Enterra's in the process of allying itself with a breakthrough technology firm in this realm--very exciting stuff.

10:18PM

A vision for a Nigeria that addresses its many problems now that the Delta is less restive

BRIEFING: "Nigeria: Hints of a new chapter; As militants lay down their arms in the Niger Delta, the battle is on to tackle Nigeria's other massive ills," The Economist, 14 November 2009.

Not easy to summarize. It's just so rare to read anything well written about Nigeria that I felt a need to cite it.

Gist: Sharia not working in north, and those unhappy with it are going more extremist, but they're small in number. Still, the nastiest ones, like Boko Harum (Education is prohibited) bear watching. Elsewhere, we see brave politicians experimenting with new ways to manage state finances so as to trim the country's legendary corruption problems.

10:16PM

New take on why America can't warm up to CO2 reductions

COLUMN: "United States: Farmers v greens; The biggest obstacle to a climate-change bill is rural America," by Lexington, The Economist, 14 November 2009.

Gist: shifting to low-carbon energy use would be too costly for U.S. farmers. So cap-and-trade will be resisted by those most likely to be punished with high prices--those who live in the countryside and have no choice but to be--relatively speaking--energy intensive in their usage patterns.

People think the rural folk would be more conserving, but it's the distances that kill you (far more than for the suburbanites). People also assume that cities are the great wasters of energy, when the opposite is true: per capita-wise, cities are the way to go to reduce fuel requirements.

So Red State v Blue State is only reinforced by climate change, despite the greater religiosity in the former and the whole "stewardship" bit among Evangelicals.

11:12PM

Medicine at the bottom of the pyramid: no frills but solid service

FRONT PAGE: "The Henry Ford Of Heart Surgery: In India, a Factory Model for Hospitals Is Cutting Costs and Yielding Profits," by Geeta Anand, Wall Street Journal, 21-22 November 2009.

Fascinating story that's been around for a while: cheap but effective medical/surgical care in New Core countries not only represents "reverse innovation" but triggers a flow of patients from Old Core to New as medical tourists.

The open-heart surgery that goes for between $20-100,000 here in States is done for $2,000 at Dr. Devi Shetty's place in Bangalore.

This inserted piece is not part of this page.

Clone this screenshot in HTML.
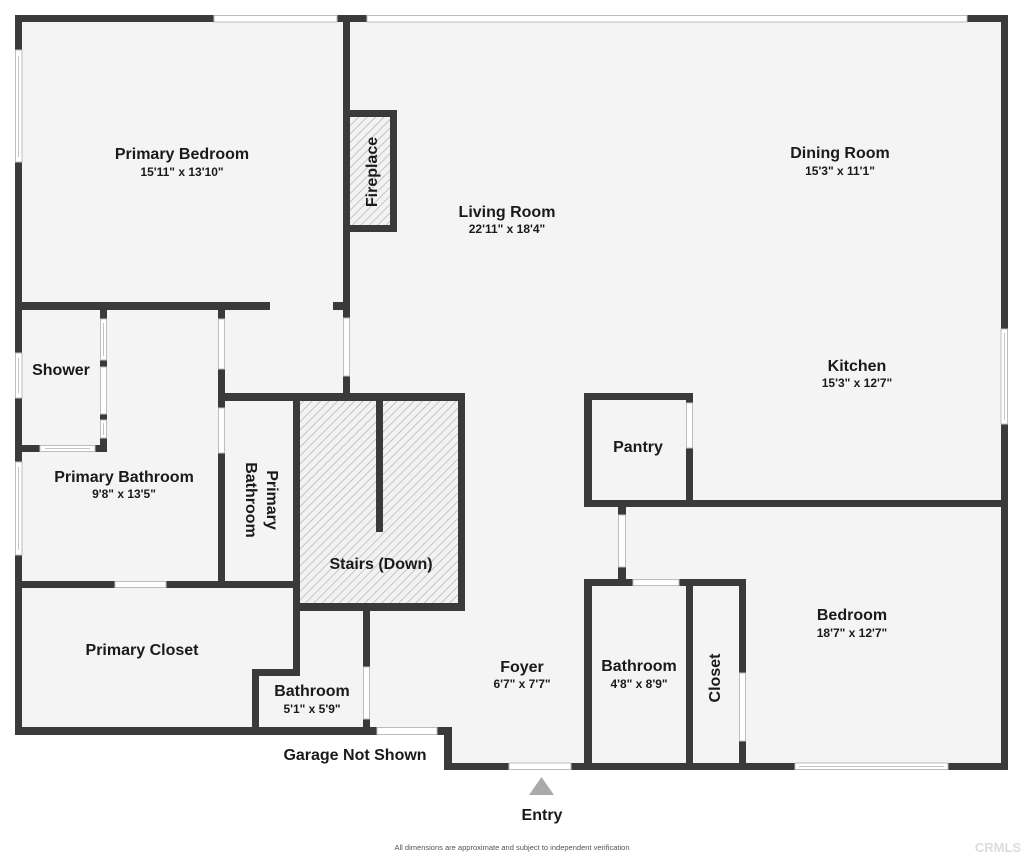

Next up: a franchise hospital in the Cayman Islands to tap the American market.

Great stuff.

10:24PM

The revolution will be televised (and interactive)

ARTICLE: Video Games (No Controller Needed), By SETH SCHIESEL, New York Times, October 26, 2009

Sounds whacked, but I guarantee you my kids would all be deeply impressed.

Even as a family, we are experiencing mass media more and more through the XBox, like the really fun live game show called 1-vs-100.

The future will be highly interactive, or nobody will attend.